Projectbeschrijving
In de praktijk wordt de diagnose 'Kwetsbare oudere' nooit als geïsoleerde diagnose gesteld; gemiddeld worden er negen diagnoses gesteld per cliënt. Bij het stellen van de diagnose is de PES-structuur, waar ook de Nanda op is gebaseerd, cruciaal:
Er kan pas een probleem/diagnose (P) worden gesteld, als er voldoende signs/symptoms (S) aanwezig zijn en er minimaal één veroorzakende factor (E) aanwijsbaar is. De E kan bijvoorbeeld zijn 'cognitieve achteruitgang', 'alleenstaand' of 'ondervoeding'. Deze veroorzakende factor is bepalend voor zowel de te stellen doelen, als in te zetten interventies en organisatie van de zorg. Om een zorgpad te kunnen ontwikkelen voor deze doelgroep, moet er zicht zijn op de E - er is een ander zorgpad nodig bij ondervoeding dan bij cognitieve achteruitgang. Dit kan met de Nanda-Nic-Noc-systematiek (N3).
Onderzoek
Het project richtte zich op twee doelgroepen. Naast kwetsbare ouderen is ook de doelgroep 'multiproblematiek' bekeken. Deze groep is complex, omdat er geen aparte verpleegkundige diagnose voor is.
Er is data-extractie uitgevoerd vanuit de N3-database met als doel zicht te krijgen op de veroorzakende factor (E) binnen de diagnose 'kwetsbare oudere'.

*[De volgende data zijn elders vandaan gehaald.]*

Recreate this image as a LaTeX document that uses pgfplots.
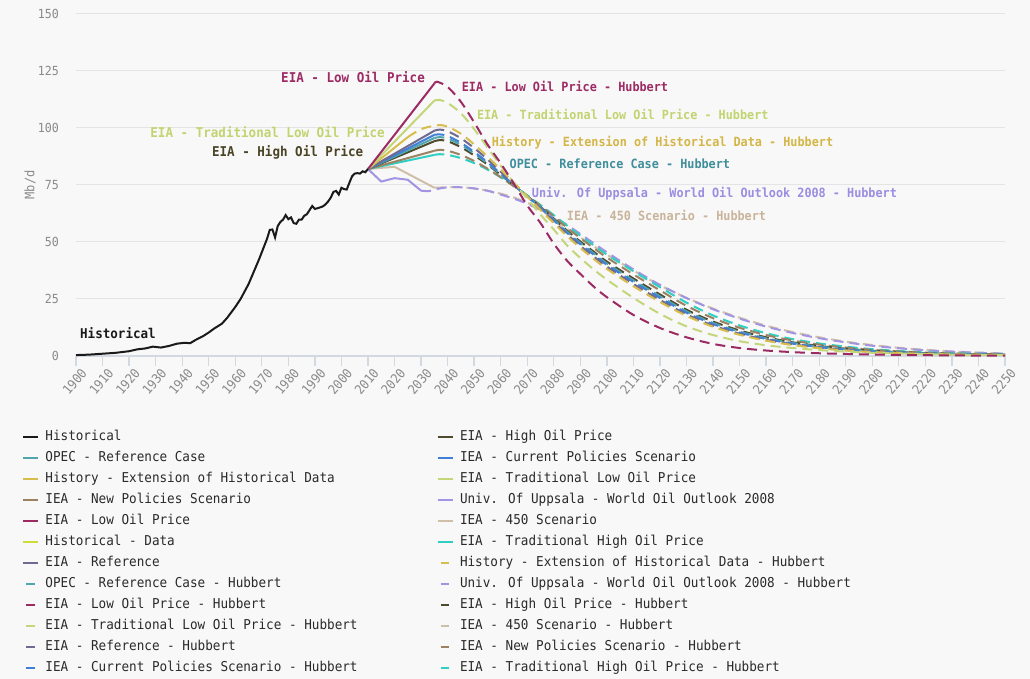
\documentclass[border=0pt]{standalone}
\usepackage{fontspec}
\setmainfont{DejaVu Sans Mono}[FakeStretch=0.93]
\usepackage{pgfplots}
\pgfplotsset{compat=1.18}
\definecolor{bg}{HTML}{F8F8F8}
\definecolor{gridcol}{HTML}{E4E4E6}
\definecolor{axiscol}{HTML}{D3D9E0}
\definecolor{tickcol}{HTML}{8A8A8A}
\definecolor{legtext}{HTML}{2A2A2A}
\definecolor{cHist}{HTML}{1A1A1A}
\definecolor{cHigh}{HTML}{4F4A2C}
\definecolor{cOPEC}{HTML}{4FA6AD}
\definecolor{cCP}{HTML}{3F7FD6}
\definecolor{cGold}{HTML}{D6BD4C}
\definecolor{cTLow}{HTML}{C3D67A}
\definecolor{cNP}{HTML}{9C8263}
\definecolor{cUpp}{HTML}{A394E3}
\definecolor{cLow}{HTML}{9C2A63}
\definecolor{c450}{HTML}{D0BFA8}
\definecolor{cHData}{HTML}{CDDC3A}
\definecolor{cTHigh}{HTML}{2FCFC4}
\definecolor{cRef}{HTML}{6F6A92}
\definecolor{cTLowT}{HTML}{C2D470}
\definecolor{cGoldT}{HTML}{D4B647}
\definecolor{cOPECT}{HTML}{3F8E9B}
\definecolor{cUppT}{HTML}{9B8DE0}
\definecolor{c450T}{HTML}{C9B49A}
\definecolor{cHighT}{HTML}{4A4425}
\pgfplotsset{
 fc/.style={line width=2pt, forget plot},
 hub/.style={line width=2pt, forget plot, dash pattern=on 10pt off 6pt, smooth},
 dleg/.style={legend image code/.code={\path[draw=none,fill=none] (0pt,-1pt) rectangle (15pt,1pt); \draw[##1,solid] (3pt,0pt) -- (11.5pt,0pt);}},
}
\newcommand{\lab}{\bfseries\fontsize{13.5}{15}\selectfont}
\newcommand{\labr}{\bfseries\fontsize{12.7}{15}\selectfont}
\newcommand{\SL}[1]{\addlegendimage{color=#1, line width=1.6pt}}
\newcommand{\DL}[1]{\addlegendimage{dleg, color=#1, line width=1.6pt}}
\newcommand{\LB}[1]{\makebox[385pt][l]{#1}}
\begin{document}
\begin{tikzpicture}
\path[use as bounding box, fill=bg] (0,0) rectangle (1030pt,679pt);
\begin{axis}[
 at={(76pt,323pt)}, anchor=south west,
 scale only axis, width=929pt, height=342pt,
 xmin=1900, xmax=2250, ymin=0, ymax=150,
 clip=false,
 xtick={1900,1910,...,2250},
 ytick={0,25,...,150},
 /pgf/number format/1000 sep={},
 /pgf/number format/assume math mode=true,
 axis x line*=bottom, axis y line*=left,
 y axis line style={draw=none},
 x axis line style={draw=axiscol, line width=2pt, -},
 ytick style={draw=none},
 xtick style={draw=axiscol, line width=1.3pt},
 tick align=outside,
 major tick length=10pt,
 ymajorgrids, grid style={draw=gridcol, line width=1pt},
 xticklabel style={rotate=50, anchor=east, inner sep=0pt, yshift=-9pt, xshift=2pt, font=\fontsize{13}{14}\selectfont, text=tickcol},
 yticklabel style={inner sep=0pt, xshift=-7pt, font=\fontsize{12.5}{14}\selectfont, text=tickcol},
 ylabel={Mb/d},
 every axis y label/.style={at={(axis description cs:-0.0495,0.5)}, rotate=90, anchor=center, font=\fontsize{13}{14}\selectfont, text=tickcol},
 legend image code/.code={\path[draw=none,fill=none] (0pt,-1pt) rectangle (15pt,1pt); \draw[#1,solid] (0pt,0pt) -- (15pt,0pt);},
 legend columns=2,
 legend style={draw=none, fill=none, inner xsep=0pt, inner ysep=0pt,
   at={(-0.0580,-0.2178)}, anchor=north west,
   column sep=6.5pt, row sep=8pt,
   font=\fontsize{13.6}{16}\selectfont, text=legtext,
   nodes={inner sep=0pt, text height=10pt, text depth=3pt},
   cells={anchor=west}},
]
% ---- solid forecasts ----
\addplot[fc, color=c450] coordinates {(2010,82)(2020,83)(2035,73.8)};
\addplot[fc, color=cUpp] coordinates {(2010,82)(2015,76.5)(2020,78)(2025,77.3)(2030,72.5)};
\addplot[fc, color=cTHigh] coordinates {(2010,82)(2035,88.2)};
\addplot[fc, color=cNP] coordinates {(2010,82)(2035,90)};
\addplot[fc, color=cHigh] coordinates {(2010,82)(2035,94.2)};
\addplot[fc, color=cOPEC] coordinates {(2010,82)(2035,95.6)};
\addplot[fc, color=cCP] coordinates {(2010,82)(2035,97)};
\addplot[fc, color=cRef] coordinates {(2010,82)(2035,98.8)};
\addplot[fc, color=cGold] coordinates {(2010,82)(2025,96)};
\addplot[fc, color=cTLow] coordinates {(2010,82)(2035,112)};
\addplot[fc, color=cLow] coordinates {(2010,82)(2035,119.5)};
% ---- Hubbert curves ----
\addplot[hub, color=c450] coordinates {(2035,73.8)(2040,74)(2045,74)(2050,73.5)(2055,72.5)(2060,71.2)(2065,69.5)(2070,67.2)(2075,64.5)(2080,59.5)(2085,55.8)(2090,52)(2095,48.2)(2100,44.5)(2110,37.5)(2120,31)(2130,25.5)(2140,20.8)(2150,16.8)(2160,13.3)(2170,10.5)(2180,8.2)(2190,6.3)(2200,4.8)(2210,3.6)(2220,2.7)(2230,2.0)(2240,1.5)(2250,1.1)};
\addplot[hub, color=cUpp] coordinates {(2030,72.5)(2033,72.3)(2035,73)(2040,74)(2045,74)(2050,73.5)(2055,72.5)(2060,70.8)(2065,69)(2070,66.8)(2075,64)(2080,61)(2085,57.5)(2090,53.5)(2095,49.5)(2100,45.5)(2110,38)(2120,31.2)(2130,25.4)(2140,20.5)(2150,16.4)(2160,12.9)(2170,10.1)(2180,7.8)(2190,6.0)(2200,4.5)(2210,3.4)(2220,2.5)(2230,1.9)(2240,1.4)(2250,1.0)};
\addplot[hub, color=cTHigh] coordinates {(2035,88.2)(2037,88.5)(2040,88.2)(2045,86.8)(2050,84.6)(2055,81.8)(2060,78.4)(2065,74.6)(2070,70.5)(2075,66.2)(2080,61.8)(2085,57.2)(2090,52.8)(2095,48.6)(2100,44.5)(2110,37.2)(2120,30.2)(2130,23.4)(2140,17.8)(2150,13.4)(2160,10)(2170,7.4)(2180,5.5)(2190,4.1)(2200,3.0)(2210,2.2)(2225,1.4)(2250,0.75)};
\addplot[hub, color=cNP] coordinates {(2035,90)(2037,90.4)(2040,90)(2045,88.2)(2050,85.5)(2055,82.2)(2060,78.4)(2065,74.4)(2070,70.2)(2075,65.9)(2080,61.2)(2085,56.3)(2090,51.7)(2095,47.4)(2100,43.2)(2110,35.8)(2120,28.8)(2130,22)(2140,16.6)(2150,12.4)(2160,9.2)(2170,6.8)(2180,5.0)(2190,3.7)(2200,2.7)(2210,2.0)(2225,1.25)(2250,0.65)};
\addplot[hub, color=cHigh] coordinates {(2035,94.2)(2037,94.7)(2040,94.2)(2045,91.6)(2050,88)(2055,84)(2060,79.4)(2065,74.8)(2070,70.1)(2075,65.4)(2080,60.3)(2085,55)(2090,50.2)(2095,45.8)(2100,41.4)(2110,34)(2120,27)(2130,20.3)(2140,15.1)(2150,11.2)(2160,8.2)(2170,6)(2180,4.4)(2190,3.2)(2200,2.3)(2210,1.7)(2225,1.05)(2250,0.55)};
\addplot[hub, color=cOPEC] coordinates {(2035,95.6)(2037,96)(2040,95.4)(2045,92.6)(2050,88.8)(2055,84.5)(2060,79.7)(2065,74.9)(2070,70)(2075,65.2)(2080,59.9)(2085,54.5)(2090,49.6)(2095,45.1)(2100,40.6)(2110,33.2)(2120,26.2)(2130,19.6)(2140,14.5)(2150,10.7)(2160,7.8)(2170,5.7)(2180,4.1)(2190,3.0)(2200,2.15)(2210,1.6)(2225,1.0)(2250,0.5)};
\addplot[hub, color=cCP] coordinates {(2035,97)(2037,97.2)(2040,96.5)(2045,93.5)(2050,89.5)(2055,85)(2060,80)(2065,75)(2070,70)(2075,65)(2080,59.5)(2085,54)(2090,49)(2095,44.5)(2100,40)(2110,32.5)(2120,25.5)(2130,19)(2140,14)(2150,10.3)(2160,7.5)(2170,5.4)(2180,3.9)(2190,2.8)(2200,2.0)(2210,1.5)(2225,0.9)(2250,0.45)};
\addplot[hub, color=cRef] coordinates {(2035,98.8)(2037,99.3)(2040,98.6)(2045,95.5)(2050,91.2)(2055,86.3)(2060,80.8)(2065,75.3)(2070,70)(2075,64.6)(2080,59)(2085,53.4)(2090,48.3)(2095,43.7)(2100,39.2)(2110,31.6)(2120,24.6)(2130,18.3)(2140,13.4)(2150,9.8)(2160,7.1)(2170,5.1)(2180,3.7)(2190,2.6)(2200,1.9)(2210,1.4)(2225,0.85)(2250,0.4)};
\addplot[hub, color=cGold] coordinates {(2025,96)(2030,99.5)(2035,101)(2037,101.3)(2040,100.6)(2045,97.5)(2050,92.8)(2055,87.5)(2060,81.8)(2065,76)(2070,70)(2075,64)(2080,58.3)(2085,52.6)(2090,47.4)(2095,42.6)(2100,38.2)(2110,30.6)(2120,23.7)(2130,17.6)(2140,12.8)(2150,9.3)(2160,6.7)(2170,4.8)(2180,3.4)(2190,2.4)(2200,1.75)(2210,1.3)(2225,0.8)(2250,0.4)};
\addplot[hub, color=cTLow] coordinates {(2035,112)(2037,112.3)(2040,111)(2045,106.5)(2050,99.5)(2055,91.5)(2060,83.5)(2065,76)(2070,69)(2075,62)(2080,55.5)(2085,48.5)(2090,43)(2095,38)(2100,33.5)(2110,25.5)(2120,18.5)(2130,13)(2140,9.2)(2150,6.5)(2160,4.7)(2170,3.5)(2180,2.6)(2190,1.9)(2200,1.4)(2225,0.7)(2250,0.35)};
\addplot[hub, color=cLow] coordinates {(2035,119.5)(2036,120.3)(2040,118)(2045,111.5)(2050,102.5)(2055,92.8)(2060,84.5)(2065,75.5)(2070,66)(2075,58.3)(2080,49.3)(2085,41.8)(2090,36)(2095,30.5)(2100,25.8)(2110,18)(2120,12.3)(2130,8.2)(2140,5.3)(2150,3.5)(2160,2.4)(2170,1.7)(2180,1.2)(2200,0.65)(2225,0.3)(2250,0.15)};
% ---- historical ----
\addplot[fc, color=cHist] coordinates {(1900,0.4)(1905,0.6)(1910,1.0)(1915,1.4)(1920,2.1)(1923,2.9)(1926,3.3)(1929,4.1)(1932,3.7)(1935,4.4)(1938,5.4)(1941,5.8)(1943,5.6)(1945,7.0)(1948,8.8)(1950,10.3)(1952,12.0)(1955,14.2)(1957,16.8)(1960,21.5)(1962,25.0)(1965,31.5)(1967,37)(1969,42.5)(1970,45.5)(1972,51.5)(1973,55.3)(1974,55.5)(1975,52.0)(1976,57.0)(1977,58.8)(1978,59.8)(1979,61.8)(1980,60.0)(1981,60.8)(1982,58.3)(1983,58.0)(1984,59.8)(1985,59.8)(1986,61.5)(1987,62.2)(1988,64.0)(1989,65.8)(1990,64.5)(1991,64.8)(1992,65.2)(1993,65.6)(1994,66.5)(1995,67.8)(1996,69.5)(1997,72.0)(1998,72.4)(1999,70.8)(2000,73.8)(2001,73.2)(2002,73.0)(2003,76.0)(2004,78.8)(2005,80.0)(2006,80.2)(2007,80.0)(2008,81.0)(2009,80.6)(2010,82.0)};
% ---- labels ----
\node[anchor=east, inner sep=0pt, text=cLow, font=\lab] at (axis cs:2031.5,122.4) {EIA - Low Oil Price};
\node[anchor=east, inner sep=0pt, text=cTLowT, font=\lab] at (axis cs:2016.4,98.4) {EIA - Traditional Low Oil Price};
\node[anchor=east, inner sep=0pt, text=cHighT, font=\lab] at (axis cs:2008.3,89.2) {EIA - High Oil Price};
\node[anchor=west, inner sep=0pt, text=cHist, font=\lab] at (axis cs:1901.5,10) {Historical};
\node[anchor=west, inner sep=0pt, text=cLow, font=\labr] at (axis cs:2045.3,118.4) {EIA - Low Oil Price - Hubbert};
\node[anchor=west, inner sep=0pt, text=cTLowT, font=\labr] at (axis cs:2051,106) {EIA - Traditional Low Oil Price - Hubbert};
\node[anchor=west, inner sep=0pt, text=cGoldT, font=\labr] at (axis cs:2056.6,93.7) {History - Extension of Historical Data - Hubbert};
\node[anchor=west, inner sep=0pt, text=cOPECT, font=\labr] at (axis cs:2063.3,84.5) {OPEC - Reference Case - Hubbert};
\node[anchor=west, inner sep=0pt, text=cUppT, font=\labr] at (axis cs:2071.7,71.4) {Univ. Of Uppsala - World Oil Outlook 2008 - Hubbert};
\node[anchor=west, inner sep=0pt, text=c450T, font=\labr] at (axis cs:2084.9,61.5) {IEA - 450 Scenario - Hubbert};
% ---- legend ----
\SL{cHist}\addlegendentry{\LB{Historical}}
\SL{cHigh}\addlegendentry{EIA - High Oil Price}
\SL{cOPEC}\addlegendentry{\LB{OPEC - Reference Case}}
\SL{cCP}\addlegendentry{IEA - Current Policies Scenario}
\SL{cGold}\addlegendentry{\LB{History - Extension of Historical Data}}
\SL{cTLow}\addlegendentry{EIA - Traditional Low Oil Price}
\SL{cNP}\addlegendentry{\LB{IEA - New Policies Scenario}}
\SL{cUpp}\addlegendentry{Univ. Of Uppsala - World Oil Outlook 2008}
\SL{cLow}\addlegendentry{\LB{EIA - Low Oil Price}}
\SL{c450}\addlegendentry{IEA - 450 Scenario}
\SL{cHData}\addlegendentry{\LB{Historical - Data}}
\SL{cTHigh}\addlegendentry{EIA - Traditional High Oil Price}
\SL{cRef}\addlegendentry{\LB{EIA - Reference}}
\DL{cGold}\addlegendentry{History - Extension of Historical Data - Hubbert}
\DL{cOPEC}\addlegendentry{\LB{OPEC - Reference Case - Hubbert}}
\DL{cUpp}\addlegendentry{Univ. Of Uppsala - World Oil Outlook 2008 - Hubbert}
\DL{cLow}\addlegendentry{\LB{EIA - Low Oil Price - Hubbert}}
\DL{cHigh}\addlegendentry{EIA - High Oil Price - Hubbert}
\DL{cTLow}\addlegendentry{\LB{EIA - Traditional Low Oil Price - Hubbert}}
\DL{c450}\addlegendentry{IEA - 450 Scenario - Hubbert}
\DL{cRef}\addlegendentry{\LB{EIA - Reference - Hubbert}}
\DL{cNP}\addlegendentry{IEA - New Policies Scenario - Hubbert}
\DL{cCP}\addlegendentry{\LB{IEA - Current Policies Scenario - Hubbert}}
\DL{cTHigh}\addlegendentry{EIA - Traditional High Oil Price - Hubbert}
\end{axis}
\end{tikzpicture}
\end{document}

- Kwetsbare oudere. Bij alle cliënten waarbij de diagnose Kwetsbare oudere wordt gesteld, wordt geïnventariseerd welke veroorzakende factoren zijn vastgesteld (de E), welke doelen, interventies en welke samenwerking nodig is. De follow-up van deze cliënten is drie maanden, waarna - op basis van de bijbehorende Noc-indicatoren - wordt onderzocht welke doelen wel of niet zijn behaald. De mate van doelbereiking wordt vervolgens gerelateerd aan 'de E'. Op basis daarvan worden één of meerdere zorgpaden ontwikkeld. Het streven is minimaal 50 cliënten bij het onderzoek te betrekken. De nadruk zal hier liggen op samenwerking met huisartsen.
- Multiproblematiek. Deels zal overlap bestaan met de groep Kwetsbare ouderen. Daarnaast zal een deel hiervan, naast problemen met de gezondheid, ook problemen hebben bij maatschappelijke participatie en wonen. Dit vereist een multidisciplinaire benadering. Hierbij kan ook de 'de sleutel' gevonden worden in 'de E'. Eerst wordt de maatschappelijke problematiek in kaart gebracht zodat duidelijk is welke factoren bij welke diagnoses horen. Daarna volgt eenzelfde werkwijze als bij de groep kwetsbare ouderen. De nadruk zal hier liggen op samenwerking in het sociaal-maatschappelijk domein.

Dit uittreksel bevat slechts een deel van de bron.